**The problem**
Give back the records below exactly, every one, with no pictures.

-----

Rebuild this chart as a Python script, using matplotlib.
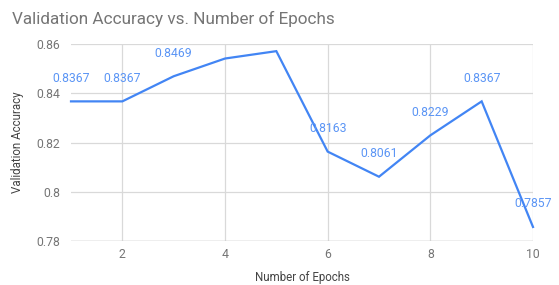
import matplotlib.pyplot as plt

epochs = [1, 2, 3, 4, 5, 6, 7, 8, 9, 10]
accuracy = [0.8367, 0.8367, 0.8469, 0.8541, 0.8571, 0.8163, 0.8061, 0.8229, 0.8367, 0.7857]
# Google Sheets hides labels for epochs 4 and 5
show_label = [True, True, True, False, False, True, True, True, True, True]

plt.rcParams["font.family"] = ["Roboto", "DejaVu Sans"]

fig = plt.figure(figsize=(5.59, 2.85), dpi=100)
ax = fig.add_axes([71 / 559, 1 - 241 / 285, 462 / 559, 197 / 285])

ax.plot(epochs, accuracy, color="#4285f4", lw=1.6, solid_joinstyle="miter", zorder=3, clip_on=False)

for x, y, s in zip(epochs, accuracy, show_label):
    if s:
        ax.annotate(f"{y:.4f}", (x, y), xytext=(0, 12), textcoords="offset points",
                    ha="center", va="bottom", fontsize=8.8, color="#5b95f5", zorder=4,
                    annotation_clip=False)

ax.set_xlim(1, 10)
ax.set_ylim(0.78, 0.86)
ax.set_xticks([2, 4, 6, 8, 10])
ax.set_yticks([0.78, 0.80, 0.82, 0.84, 0.86])
ax.set_yticklabels(["0.78", "0.8", "0.82", "0.84", "0.86"])
ax.grid(True, color="#d9d9d9", lw=0.9)
ax.set_axisbelow(True)
for sp in ax.spines.values():
    sp.set_visible(False)
ax.axhline(0.78, color="#bdbdbd", lw=1.0, zorder=1)
ax.tick_params(length=0, labelsize=8.8, labelcolor="#757575")
ax.tick_params(axis="x", pad=5)
ax.tick_params(axis="y", pad=8)

ax.set_ylabel("Validation Accuracy", fontsize=8.3, color="#444444", labelpad=9)
# x label sits right at the bottom edge, like the reference
fig.text(302 / 559, 1 - 281 / 285, "Number of Epochs", fontsize=8.3, color="#444444",
         ha="center", va="baseline")

fig.text(12 / 559, 1 - 19 / 285, "Validation Accuracy vs. Number of Epochs",
         fontsize=12.3, color="#757575", va="center", ha="left")

fig.savefig("out.png", dpi=100)
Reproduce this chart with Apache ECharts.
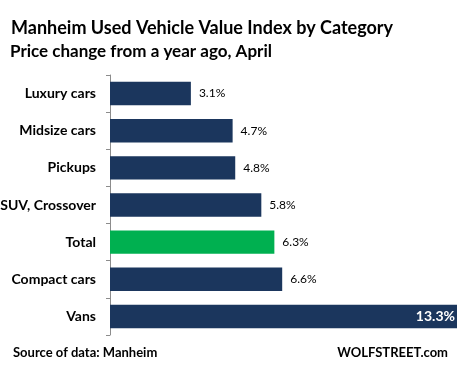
<!DOCTYPE html>
<html>
<head>
<meta charset="utf-8">
<script src="https://cdn.jsdelivr.net/npm/echarts@6/dist/echarts.min.js"></script>
<style>
  html, body { margin: 0; padding: 0; background: #fff; }
  #main { width: 467px; height: 376px; }
</style>
</head>
<body>
<div id="main"></div>
<script>
// categories top to bottom
var categories = ['Luxury cars', 'Midsize cars', 'Pickups', 'SUV, Crossover', 'Total', 'Compact cars', 'Vans'];
// price change from a year ago, %
var values = [3.1, 4.7, 4.8, 5.8, 6.3, 6.6, 13.3];
var highlight = 'Total';

var NAVY = '#1b365d';
var GREEN = '#00b050';
var FONT = 'Lato';

var chart = echarts.init(document.getElementById('main'));

var barData = values.map(function (v, i) {
    var item = { value: v, itemStyle: { color: categories[i] == highlight ? GREEN : NAVY } };
    // the longest bar carries its label inside, in white
    if (v == Math.max.apply(null, values)) {
        item.label = {
            position: 'insideRight', distance: 2,
            color: '#fff', fontWeight: 'bold', fontSize: 14
        };
    }
    return item;
});

chart.setOption({
    animation: false,
    textStyle: { fontFamily: FONT },
    title: [
        { text: 'Manheim Used Vehicle Value Index by Category', left: 6, top: 14,
          textStyle: { fontFamily: FONT, fontSize: 18, fontWeight: 'bold', color: '#000' } },
        { text: 'Price change from a year ago, April', left: 5, top: 38,
          textStyle: { fontFamily: FONT, fontSize: 17, fontWeight: 'bold', color: '#000' } },
        { text: 'Source of data: Manheim', left: 8, top: 341,
          textStyle: { fontFamily: FONT, fontSize: 13, fontWeight: 'bold', color: '#000' } },
        { text: 'WOLFSTREET.com', right: 14, top: 341,
          textStyle: { fontFamily: FONT, fontSize: 13, fontWeight: 'bold', color: '#000' } }
    ],
    grid: { left: 110, right: 10, top: 75, bottom: 41, outerBoundsMode: 'none', containLabel: false },
    xAxis: {
        type: 'value', min: 0, max: 13.3,
        show: false
    },
    yAxis: {
        type: 'category', data: categories, inverse: true,
        axisLine: { show: true, lineStyle: { color: '#8c8c8c', width: 1 } },
        axisTick: { show: true, length: 4, lineStyle: { color: '#8c8c8c' } },
        axisLabel: { fontFamily: FONT, fontSize: 14, fontWeight: 'bold', color: '#000', margin: 14 }
    },
    series: [{
        type: 'bar',
        data: barData,
        barCategoryGap: '37%',
        label: {
            show: true, position: 'right', distance: 8,
            fontFamily: FONT, fontSize: 12, color: '#000',
            formatter: function (p) { return p.value.toFixed(1) + '%'; }
        }
    }]
});
</script>
</body>
</html>
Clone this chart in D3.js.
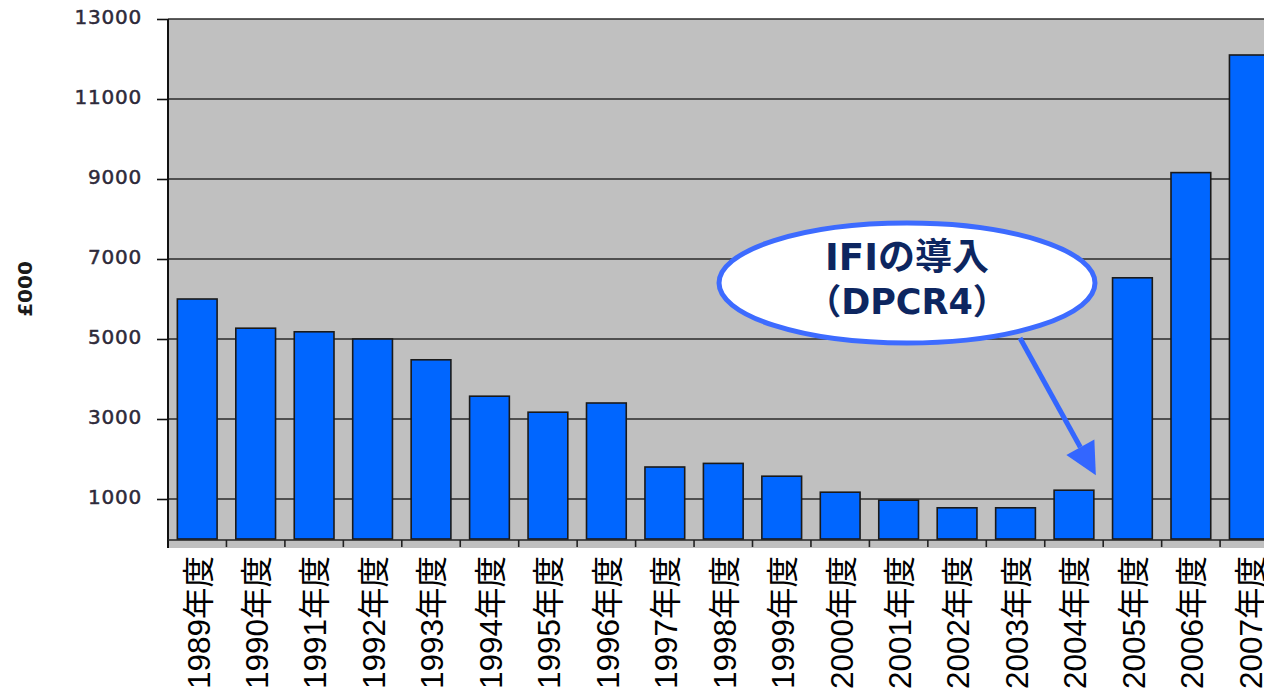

-----

**Solution for this problem**
Rebuild this chart as a Python script, using matplotlib.
import matplotlib.pyplot as plt

epochs = [1, 2, 3, 4, 5, 6, 7, 8, 9, 10]
accuracy = [0.8367, 0.8367, 0.8469, 0.8541, 0.8571, 0.8163, 0.8061, 0.8229, 0.8367, 0.7857]
# Google Sheets hides labels for epochs 4 and 5
show_label = [True, True, True, False, False, True, True, True, True, True]

plt.rcParams["font.family"] = ["Roboto", "DejaVu Sans"]

fig = plt.figure(figsize=(5.59, 2.85), dpi=100)
ax = fig.add_axes([71 / 559, 1 - 241 / 285, 462 / 559, 197 / 285])

ax.plot(epochs, accuracy, color="#4285f4", lw=1.6, solid_joinstyle="miter", zorder=3, clip_on=False)

for x, y, s in zip(epochs, accuracy, show_label):
    if s:
        ax.annotate(f"{y:.4f}", (x, y), xytext=(0, 12), textcoords="offset points",
                    ha="center", va="bottom", fontsize=8.8, color="#5b95f5", zorder=4,
                    annotation_clip=False)

ax.set_xlim(1, 10)
ax.set_ylim(0.78, 0.86)
ax.set_xticks([2, 4, 6, 8, 10])
ax.set_yticks([0.78, 0.80, 0.82, 0.84, 0.86])
ax.set_yticklabels(["0.78", "0.8", "0.82", "0.84", "0.86"])
ax.grid(True, color="#d9d9d9", lw=0.9)
ax.set_axisbelow(True)
for sp in ax.spines.values():
    sp.set_visible(False)
ax.axhline(0.78, color="#bdbdbd", lw=1.0, zorder=1)
ax.tick_params(length=0, labelsize=8.8, labelcolor="#757575")
ax.tick_params(axis="x", pad=5)
ax.tick_params(axis="y", pad=8)

ax.set_ylabel("Validation Accuracy", fontsize=8.3, color="#444444", labelpad=9)
# x label sits right at the bottom edge, like the reference
fig.text(302 / 559, 1 - 281 / 285, "Number of Epochs", fontsize=8.3, color="#444444",
         ha="center", va="baseline")

fig.text(12 / 559, 1 - 19 / 285, "Validation Accuracy vs. Number of Epochs",
         fontsize=12.3, color="#757575", va="center", ha="left")

fig.savefig("out.png", dpi=100)
Reproduce this chart with Apache ECharts.
<!DOCTYPE html>
<html>
<head>
<meta charset="utf-8">
<script src="https://cdn.jsdelivr.net/npm/echarts@6/dist/echarts.min.js"></script>
<style>
  html, body { margin: 0; padding: 0; background: #fff; }
  #main { width: 467px; height: 376px; }
</style>
</head>
<body>
<div id="main"></div>
<script>
// categories top to bottom
var categories = ['Luxury cars', 'Midsize cars', 'Pickups', 'SUV, Crossover', 'Total', 'Compact cars', 'Vans'];
// price change from a year ago, %
var values = [3.1, 4.7, 4.8, 5.8, 6.3, 6.6, 13.3];
var highlight = 'Total';

var NAVY = '#1b365d';
var GREEN = '#00b050';
var FONT = 'Lato';

var chart = echarts.init(document.getElementById('main'));

var barData = values.map(function (v, i) {
    var item = { value: v, itemStyle: { color: categories[i] == highlight ? GREEN : NAVY } };
    // the longest bar carries its label inside, in white
    if (v == Math.max.apply(null, values)) {
        item.label = {
            position: 'insideRight', distance: 2,
            color: '#fff', fontWeight: 'bold', fontSize: 14
        };
    }
    return item;
});

chart.setOption({
    animation: false,
    textStyle: { fontFamily: FONT },
    title: [
        { text: 'Manheim Used Vehicle Value Index by Category', left: 6, top: 14,
          textStyle: { fontFamily: FONT, fontSize: 18, fontWeight: 'bold', color: '#000' } },
        { text: 'Price change from a year ago, April', left: 5, top: 38,
          textStyle: { fontFamily: FONT, fontSize: 17, fontWeight: 'bold', color: '#000' } },
        { text: 'Source of data: Manheim', left: 8, top: 341,
          textStyle: { fontFamily: FONT, fontSize: 13, fontWeight: 'bold', color: '#000' } },
        { text: 'WOLFSTREET.com', right: 14, top: 341,
          textStyle: { fontFamily: FONT, fontSize: 13, fontWeight: 'bold', color: '#000' } }
    ],
    grid: { left: 110, right: 10, top: 75, bottom: 41, outerBoundsMode: 'none', containLabel: false },
    xAxis: {
        type: 'value', min: 0, max: 13.3,
        show: false
    },
    yAxis: {
        type: 'category', data: categories, inverse: true,
        axisLine: { show: true, lineStyle: { color: '#8c8c8c', width: 1 } },
        axisTick: { show: true, length: 4, lineStyle: { color: '#8c8c8c' } },
        axisLabel: { fontFamily: FONT, fontSize: 14, fontWeight: 'bold', color: '#000', margin: 14 }
    },
    series: [{
        type: 'bar',
        data: barData,
        barCategoryGap: '37%',
        label: {
            show: true, position: 'right', distance: 8,
            fontFamily: FONT, fontSize: 12, color: '#000',
            formatter: function (p) { return p.value.toFixed(1) + '%'; }
        }
    }]
});
</script>
</body>
</html>
Clone this chart in D3.js.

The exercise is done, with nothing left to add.